─── RECORD LIST

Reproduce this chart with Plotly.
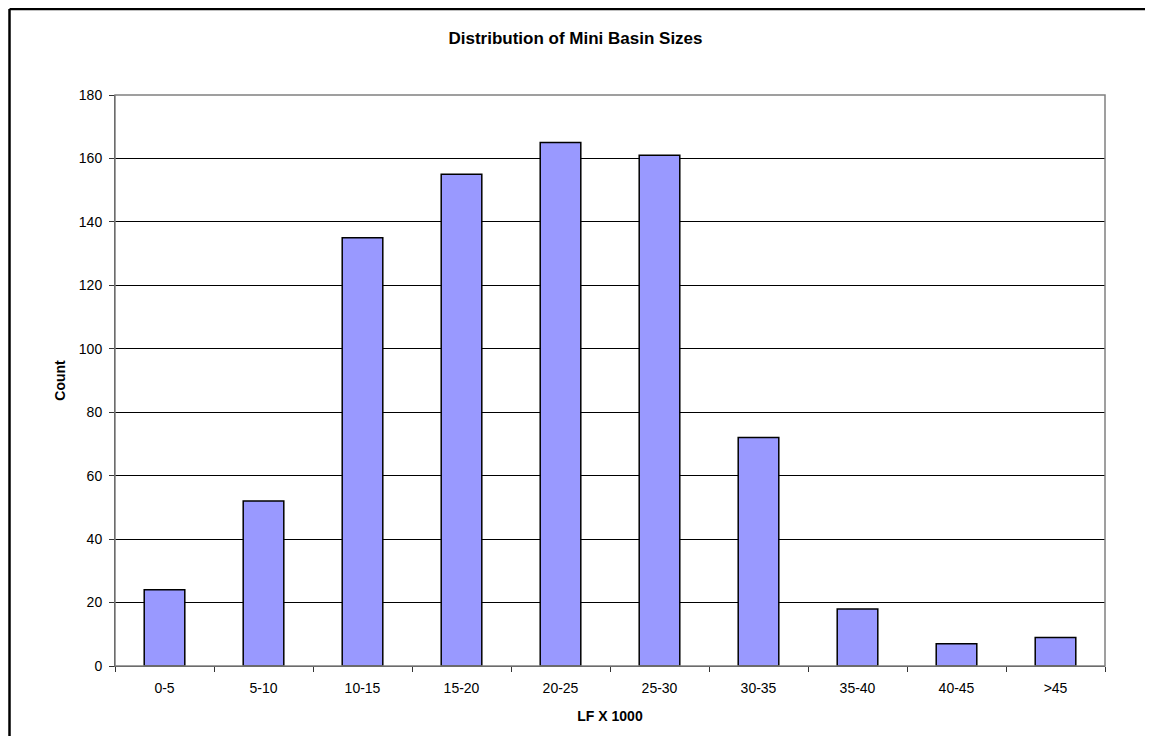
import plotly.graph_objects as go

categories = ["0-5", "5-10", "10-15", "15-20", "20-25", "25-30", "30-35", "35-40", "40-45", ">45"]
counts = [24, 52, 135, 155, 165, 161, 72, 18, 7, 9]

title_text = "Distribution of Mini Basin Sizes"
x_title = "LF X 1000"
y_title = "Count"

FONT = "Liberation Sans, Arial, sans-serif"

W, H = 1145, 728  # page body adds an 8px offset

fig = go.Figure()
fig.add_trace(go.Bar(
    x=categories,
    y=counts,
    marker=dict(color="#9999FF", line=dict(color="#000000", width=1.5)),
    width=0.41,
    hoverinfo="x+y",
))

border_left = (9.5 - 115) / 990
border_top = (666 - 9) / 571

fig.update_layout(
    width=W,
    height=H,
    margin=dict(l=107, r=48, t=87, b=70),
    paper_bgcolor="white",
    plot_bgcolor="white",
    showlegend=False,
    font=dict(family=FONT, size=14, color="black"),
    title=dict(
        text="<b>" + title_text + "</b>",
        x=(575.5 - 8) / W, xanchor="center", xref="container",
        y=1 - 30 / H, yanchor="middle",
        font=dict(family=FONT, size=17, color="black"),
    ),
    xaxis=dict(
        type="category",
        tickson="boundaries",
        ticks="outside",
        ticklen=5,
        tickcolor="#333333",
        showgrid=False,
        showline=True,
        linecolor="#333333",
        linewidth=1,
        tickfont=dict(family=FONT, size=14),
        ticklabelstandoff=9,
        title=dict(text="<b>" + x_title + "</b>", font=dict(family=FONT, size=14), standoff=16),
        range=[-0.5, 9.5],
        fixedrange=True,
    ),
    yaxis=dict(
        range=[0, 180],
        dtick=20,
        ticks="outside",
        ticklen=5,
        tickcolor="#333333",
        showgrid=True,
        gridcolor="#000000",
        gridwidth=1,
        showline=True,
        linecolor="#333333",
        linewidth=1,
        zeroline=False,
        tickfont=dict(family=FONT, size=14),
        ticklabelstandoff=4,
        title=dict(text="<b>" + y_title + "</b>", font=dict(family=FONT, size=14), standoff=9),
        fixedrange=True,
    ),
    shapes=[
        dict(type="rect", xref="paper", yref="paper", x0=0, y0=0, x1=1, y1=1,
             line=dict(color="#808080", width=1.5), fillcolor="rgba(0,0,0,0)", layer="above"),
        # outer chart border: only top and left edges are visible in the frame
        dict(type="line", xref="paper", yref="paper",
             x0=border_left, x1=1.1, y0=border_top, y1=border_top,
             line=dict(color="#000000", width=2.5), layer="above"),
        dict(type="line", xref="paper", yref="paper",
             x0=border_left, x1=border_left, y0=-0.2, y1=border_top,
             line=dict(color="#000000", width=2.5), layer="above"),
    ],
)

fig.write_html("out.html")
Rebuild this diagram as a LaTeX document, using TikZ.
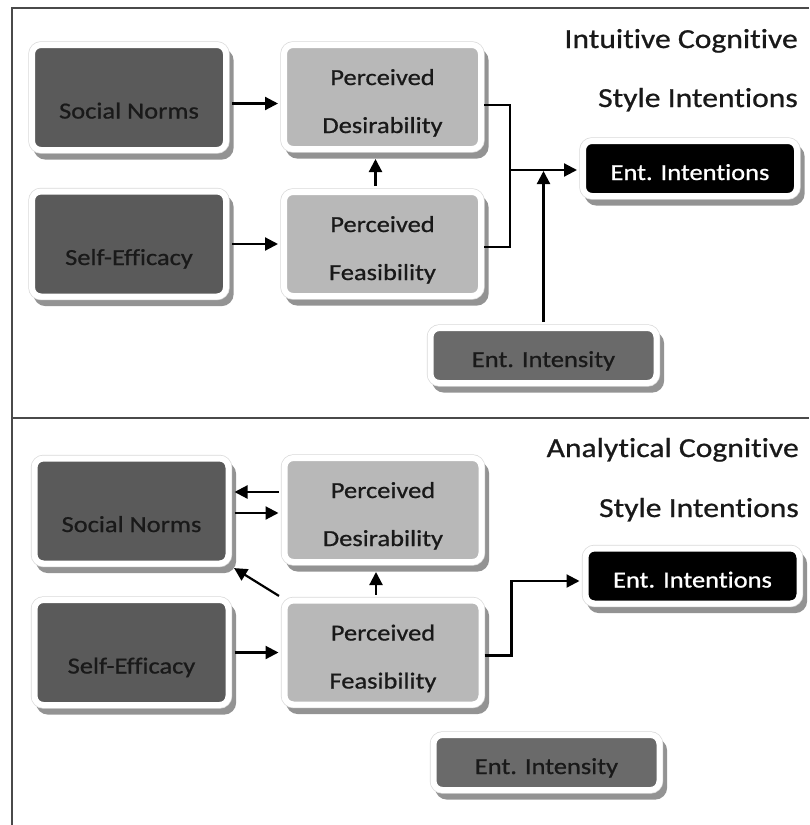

──────

EXERCISE DETAILS. Set down every entry word for word, but omit the pictures.

WORKED ANSWER.
Reproduce this chart with Plotly.
import plotly.graph_objects as go

categories = ["0-5", "5-10", "10-15", "15-20", "20-25", "25-30", "30-35", "35-40", "40-45", ">45"]
counts = [24, 52, 135, 155, 165, 161, 72, 18, 7, 9]

title_text = "Distribution of Mini Basin Sizes"
x_title = "LF X 1000"
y_title = "Count"

FONT = "Liberation Sans, Arial, sans-serif"

W, H = 1145, 728  # page body adds an 8px offset

fig = go.Figure()
fig.add_trace(go.Bar(
    x=categories,
    y=counts,
    marker=dict(color="#9999FF", line=dict(color="#000000", width=1.5)),
    width=0.41,
    hoverinfo="x+y",
))

border_left = (9.5 - 115) / 990
border_top = (666 - 9) / 571

fig.update_layout(
    width=W,
    height=H,
    margin=dict(l=107, r=48, t=87, b=70),
    paper_bgcolor="white",
    plot_bgcolor="white",
    showlegend=False,
    font=dict(family=FONT, size=14, color="black"),
    title=dict(
        text="<b>" + title_text + "</b>",
        x=(575.5 - 8) / W, xanchor="center", xref="container",
        y=1 - 30 / H, yanchor="middle",
        font=dict(family=FONT, size=17, color="black"),
    ),
    xaxis=dict(
        type="category",
        tickson="boundaries",
        ticks="outside",
        ticklen=5,
        tickcolor="#333333",
        showgrid=False,
        showline=True,
        linecolor="#333333",
        linewidth=1,
        tickfont=dict(family=FONT, size=14),
        ticklabelstandoff=9,
        title=dict(text="<b>" + x_title + "</b>", font=dict(family=FONT, size=14), standoff=16),
        range=[-0.5, 9.5],
        fixedrange=True,
    ),
    yaxis=dict(
        range=[0, 180],
        dtick=20,
        ticks="outside",
        ticklen=5,
        tickcolor="#333333",
        showgrid=True,
        gridcolor="#000000",
        gridwidth=1,
        showline=True,
        linecolor="#333333",
        linewidth=1,
        zeroline=False,
        tickfont=dict(family=FONT, size=14),
        ticklabelstandoff=4,
        title=dict(text="<b>" + y_title + "</b>", font=dict(family=FONT, size=14), standoff=9),
        fixedrange=True,
    ),
    shapes=[
        dict(type="rect", xref="paper", yref="paper", x0=0, y0=0, x1=1, y1=1,
             line=dict(color="#808080", width=1.5), fillcolor="rgba(0,0,0,0)", layer="above"),
        # outer chart border: only top and left edges are visible in the frame
        dict(type="line", xref="paper", yref="paper",
             x0=border_left, x1=1.1, y0=border_top, y1=border_top,
             line=dict(color="#000000", width=2.5), layer="above"),
        dict(type="line", xref="paper", yref="paper",
             x0=border_left, x1=border_left, y0=-0.2, y1=border_top,
             line=dict(color="#000000", width=2.5), layer="above"),
    ],
)

fig.write_html("out.html")
Rebuild this diagram as a LaTeX document, using TikZ.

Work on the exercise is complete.